The next morning, we launched the dinghy and it didn’t leak! YAY. Then we mounted the Tohatsu 18HP 2 stroke outboard, and although it was serviced only a few weeks ago in Tunisia, it did not pass cooling water. It occurred to me that despite having it “serviced” by professionals in Trinidad, Malaysia and Tunisia over it’s life of 13 years – it appears that nobody changed the impeller. I never changed it myself, because I thought it looked too difficult. I have no one to blame but myself. We found an “outboard mechanic”, “Johnny” close by. He picked up the outboard from the shore and took it to his shop. With our help, we all struggled for about 5 hours to separate the lower drive unit for access to the impeller. It had obviously never been taken apart and saltwater ages outboards much more quickly than use in freshwater lakes.

The impeller was shredded and needed replacement, but, it still didn’t pass water, evidently because there were bits of the old impeller lodged in hard to access water channels. After considering the age and condition of our Tohatsu (it had a surprising amount of corrosion, and the tilt lever did not operate any more), we finally gave up on our outboard and bought a new Suzuki 4 stroke 20 HP, for 3600 euros.

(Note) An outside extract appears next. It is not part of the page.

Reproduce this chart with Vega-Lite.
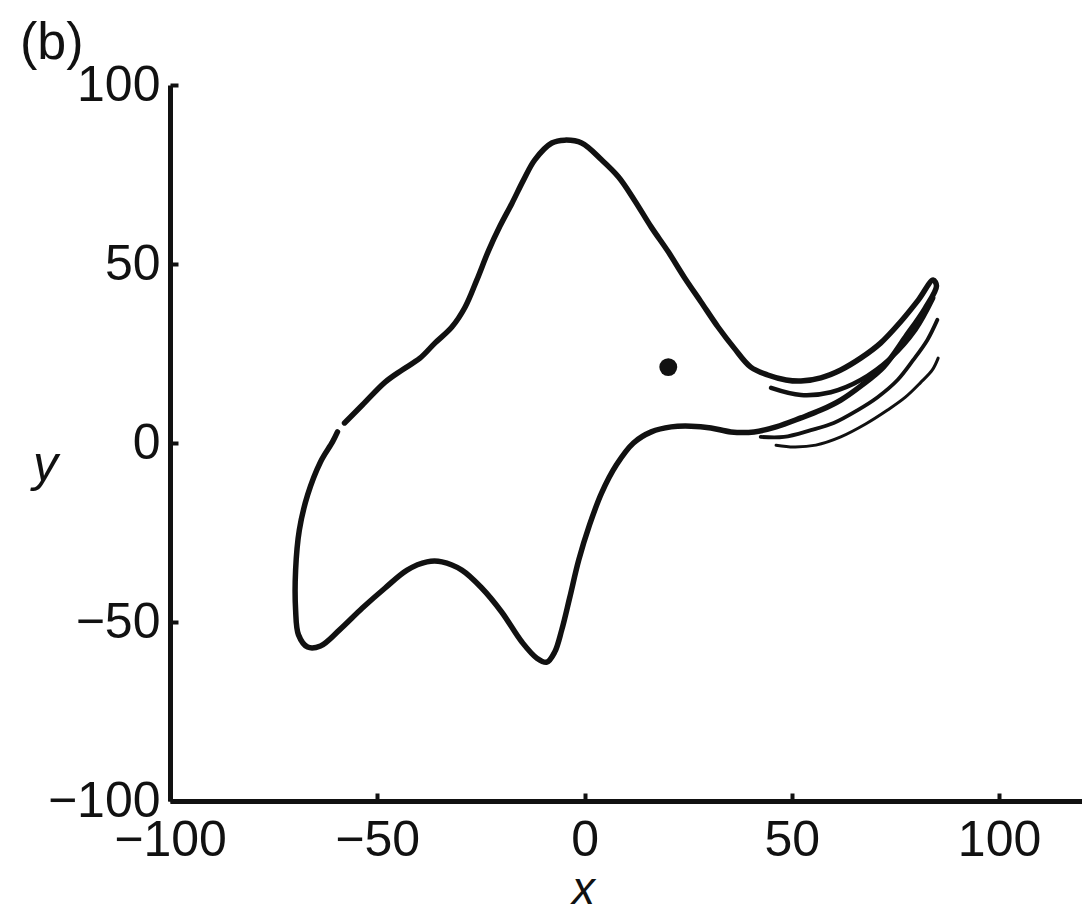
{
  "$schema": "https://vega.github.io/schema/vega-lite/v6.json",
  "width": 912,
  "height": 716,
  "autosize": {"type": "none"},
  "padding": {"left": 170, "top": 85, "right": 0, "bottom": 108},
  "background": "white",
  "config": {"view": {"stroke": null}, "font": "Liberation Sans"},
  "title": {"text": "(b)", "anchor": "start", "frame": "group", "dx": -150, "dy": 20, "offset": 10, "fontSize": 52, "fontWeight": "normal", "font": "Liberation Sans", "color": "#111"},
  "datasets": {
    "curve": [
      {"series": "main", "i": 0, "x": -57.9, "y": 5.6},
      {"series": "main", "i": 1, "x": -53.6, "y": 10.6},
      {"series": "main", "i": 2, "x": -48.1, "y": 17.0},
      {"series": "main", "i": 3, "x": -44.0, "y": 20.4},
      {"series": "main", "i": 4, "x": -39.7, "y": 23.7},
      {"series": "main", "i": 5, "x": -36.1, "y": 27.9},
      {"series": "main", "i": 6, "x": -32.0, "y": 32.4},
      {"series": "main", "i": 7, "x": -28.8, "y": 38.0},
      {"series": "main", "i": 8, "x": -26.0, "y": 45.5},
      {"series": "main", "i": 9, "x": -23.1, "y": 53.9},
      {"series": "main", "i": 10, "x": -20.4, "y": 60.6},
      {"series": "main", "i": 11, "x": -17.5, "y": 67.0},
      {"series": "main", "i": 12, "x": -14.7, "y": 73.5},
      {"series": "main", "i": 13, "x": -12.0, "y": 79.1},
      {"series": "main", "i": 14, "x": -7.9, "y": 83.8},
      {"series": "main", "i": 15, "x": -4.8, "y": 84.6},
      {"series": "main", "i": 16, "x": -0.7, "y": 83.8},
      {"series": "main", "i": 17, "x": 4.1, "y": 79.1},
      {"series": "main", "i": 18, "x": 8.2, "y": 74.3},
      {"series": "main", "i": 19, "x": 12.0, "y": 67.9},
      {"series": "main", "i": 20, "x": 16.1, "y": 60.3},
      {"series": "main", "i": 21, "x": 20.2, "y": 53.4},
      {"series": "main", "i": 22, "x": 24.0, "y": 46.4},
      {"series": "main", "i": 23, "x": 28.1, "y": 39.4},
      {"series": "main", "i": 24, "x": 32.2, "y": 32.4},
      {"series": "main", "i": 25, "x": 36.1, "y": 26.5},
      {"series": "main", "i": 26, "x": 40.1, "y": 21.2},
      {"series": "main", "i": 27, "x": 44.2, "y": 19.0},
      {"series": "main", "i": 28, "x": 48.6, "y": 17.6},
      {"series": "main", "i": 29, "x": 52.2, "y": 17.3},
      {"series": "main", "i": 30, "x": 57.0, "y": 18.2},
      {"series": "main", "i": 31, "x": 61.8, "y": 20.4},
      {"series": "main", "i": 32, "x": 66.6, "y": 23.7},
      {"series": "main", "i": 33, "x": 71.4, "y": 27.9},
      {"series": "main", "i": 34, "x": 76.2, "y": 33.8},
      {"series": "main", "i": 35, "x": 80.5, "y": 39.9},
      {"series": "main", "i": 36, "x": 84.1, "y": 45.5},
      {"series": "main", "i": 37, "x": 84.9, "y": 43.9},
      {"series": "main", "i": 38, "x": 82.2, "y": 37.7},
      {"series": "main", "i": 39, "x": 77.4, "y": 29.6},
      {"series": "main", "i": 40, "x": 72.1, "y": 21.2},
      {"series": "main", "i": 41, "x": 66.6, "y": 15.9},
      {"series": "main", "i": 42, "x": 61.8, "y": 12.0},
      {"series": "main", "i": 43, "x": 57.0, "y": 9.2},
      {"series": "main", "i": 44, "x": 52.2, "y": 7.0},
      {"series": "main", "i": 45, "x": 46.2, "y": 4.5},
      {"series": "main", "i": 46, "x": 40.9, "y": 3.1},
      {"series": "main", "i": 47, "x": 35.3, "y": 3.1},
      {"series": "main", "i": 48, "x": 30.5, "y": 4.2},
      {"series": "main", "i": 49, "x": 25.7, "y": 4.7},
      {"series": "main", "i": 50, "x": 20.9, "y": 4.5},
      {"series": "main", "i": 51, "x": 16.1, "y": 3.1},
      {"series": "main", "i": 52, "x": 11.8, "y": 0.0},
      {"series": "main", "i": 53, "x": 7.7, "y": -6.1},
      {"series": "main", "i": 54, "x": 4.1, "y": -14.0},
      {"series": "main", "i": 55, "x": 1.2, "y": -22.9},
      {"series": "main", "i": 56, "x": -1.4, "y": -32.7},
      {"series": "main", "i": 57, "x": -3.6, "y": -43.3},
      {"series": "main", "i": 58, "x": -5.5, "y": -52.2},
      {"series": "main", "i": 59, "x": -7.2, "y": -58.4},
      {"series": "main", "i": 60, "x": -9.1, "y": -61.2},
      {"series": "main", "i": 61, "x": -11.5, "y": -60.1},
      {"series": "main", "i": 62, "x": -15.1, "y": -55.6},
      {"series": "main", "i": 63, "x": -20.0, "y": -47.2},
      {"series": "main", "i": 64, "x": -24.8, "y": -40.5},
      {"series": "main", "i": 65, "x": -29.6, "y": -35.5},
      {"series": "main", "i": 66, "x": -34.4, "y": -33.2},
      {"series": "main", "i": 67, "x": -38.0, "y": -33.2},
      {"series": "main", "i": 68, "x": -42.8, "y": -35.5},
      {"series": "main", "i": 69, "x": -48.1, "y": -40.5},
      {"series": "main", "i": 70, "x": -53.6, "y": -46.1},
      {"series": "main", "i": 71, "x": -59.1, "y": -52.2},
      {"series": "main", "i": 72, "x": -63.7, "y": -56.7},
      {"series": "main", "i": 73, "x": -66.8, "y": -57.0},
      {"series": "main", "i": 74, "x": -69.0, "y": -53.6},
      {"series": "main", "i": 75, "x": -69.7, "y": -46.6},
      {"series": "main", "i": 76, "x": -69.7, "y": -35.5},
      {"series": "main", "i": 77, "x": -68.8, "y": -24.3},
      {"series": "main", "i": 78, "x": -66.8, "y": -14.5},
      {"series": "main", "i": 79, "x": -63.7, "y": -5.3},
      {"series": "main", "i": 80, "x": -60.8, "y": 0.3},
      {"series": "main", "i": 81, "x": -59.6, "y": 3.1},
      {"series": "s2", "i": 0, "x": 45.0, "y": 15.4},
      {"series": "s2", "i": 1, "x": 52.2, "y": 13.4},
      {"series": "s2", "i": 2, "x": 59.4, "y": 14.2},
      {"series": "s2", "i": 3, "x": 66.6, "y": 17.6},
      {"series": "s2", "i": 4, "x": 73.8, "y": 23.7},
      {"series": "s2", "i": 5, "x": 79.8, "y": 31.6},
      {"series": "s2", "i": 6, "x": 84.1, "y": 40.5},
      {"series": "s3", "i": 0, "x": 42.5, "y": 1.7},
      {"series": "s3", "i": 1, "x": 48.1, "y": 1.7},
      {"series": "s3", "i": 2, "x": 54.6, "y": 3.6},
      {"series": "s3", "i": 3, "x": 60.1, "y": 5.6},
      {"series": "s3", "i": 4, "x": 65.9, "y": 9.2},
      {"series": "s3", "i": 5, "x": 70.7, "y": 12.8},
      {"series": "s3", "i": 6, "x": 75.5, "y": 17.6},
      {"series": "s3", "i": 7, "x": 79.3, "y": 23.2},
      {"series": "s3", "i": 8, "x": 82.7, "y": 28.8},
      {"series": "s3", "i": 9, "x": 85.1, "y": 34.4},
      {"series": "s4", "i": 0, "x": 46.2, "y": -0.6},
      {"series": "s4", "i": 1, "x": 50.5, "y": -1.1},
      {"series": "s4", "i": 2, "x": 55.8, "y": -0.6},
      {"series": "s4", "i": 3, "x": 61.8, "y": 1.7},
      {"series": "s4", "i": 4, "x": 67.8, "y": 5.3},
      {"series": "s4", "i": 5, "x": 73.1, "y": 9.2},
      {"series": "s4", "i": 6, "x": 77.4, "y": 12.8},
      {"series": "s4", "i": 7, "x": 81.0, "y": 16.8},
      {"series": "s4", "i": 8, "x": 83.9, "y": 20.4},
      {"series": "s4", "i": 9, "x": 85.3, "y": 23.7}
    ],
    "dot": [{"x": 20.2, "y": 21.2}]
  },
  "layer": [
    {
      "data": {"name": "curve"},
      "mark": {"type": "line", "interpolate": "catmull-rom", "strokeCap": "round", "strokeJoin": "round", "color": "#111"},
      "encoding": {
        "x": {
          "field": "x", "type": "quantitative",
          "scale": {"domain": [-100, 120], "nice": false, "zero": false},
          "axis": {
            "values": [-100, -50, 0, 50, 100], "grid": false,
            "title": "x", "titleFont": "Liberation Sans", "titleFontStyle": "italic", "titleFontWeight": "normal", "titleFontSize": 46, "titleColor": "#111",
            "titleX": 413, "titleY": 88, "titleAlign": "center", "titleBaseline": "middle",
            "labelFont": "Liberation Sans", "labelFontSize": 50, "labelColor": "#111",
            "labelFlush": false, "labelOverlap": false, "labelBound": false,
            "domainColor": "#111", "domainWidth": 5,
            "tickColor": "#111", "tickWidth": 4, "tickSize": -8, "labelPadding": 22
          }
        },
        "y": {
          "field": "y", "type": "quantitative",
          "scale": {"domain": [-100, 100], "nice": false, "zero": false},
          "axis": {
            "values": [-100, -50, 0, 50, 100], "grid": false,
            "title": "y", "titleFont": "Liberation Sans", "titleFontStyle": "italic", "titleFontWeight": "normal", "titleFontSize": 50, "titleColor": "#111",
            "titleAngle": 0, "titleX": -125, "titleY": 380, "titleAlign": "center", "titleBaseline": "middle",
            "labelFont": "Liberation Sans", "labelFontSize": 50, "labelColor": "#111",
            "labelFlush": false, "labelOverlap": false, "labelBound": false,
            "domainColor": "#111", "domainWidth": 5,
            "tickColor": "#111", "tickWidth": 4, "tickSize": -8, "labelPadding": 18
          }
        },
        "order": {"field": "i", "type": "quantitative"},
        "detail": {"field": "series", "type": "nominal"},
        "strokeWidth": {"field": "series", "type": "nominal", "scale": {"domain": ["main", "s2", "s3", "s4"], "range": [5.5, 3, 3.5, 3.5]}, "legend": null}
      }
    },
    {
      "data": {"name": "dot"},
      "mark": {"type": "circle", "size": 320, "opacity": 1, "color": "#111"},
      "encoding": {
        "x": {"field": "x", "type": "quantitative"},
        "y": {"field": "y", "type": "quantitative"}
      }
    }
  ]
}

To be more precise, it is ordered and will come in, in 7 business days. I don’t mind rowing to shore, but I have to do it in light wind conditions. Here we sit in Golfo Aranci, a very fine anchorage and town. We have been ashore several times, to go to the grocery store, and help Johnny with our outboard – but the real exploring awaits.

At the moment, we are hunkered down, waiting on anchor until the winds settle down – and in two days time will be able to get ashore again. Sure, we could go ashore today if we were will to spend 175 euros per night in a marina. The air temperature is about18C (night time) to 24/25C in the day, and the water temperature is 22C (but we have not yet gone for a swim). The water is clean, but still a little too cold for us.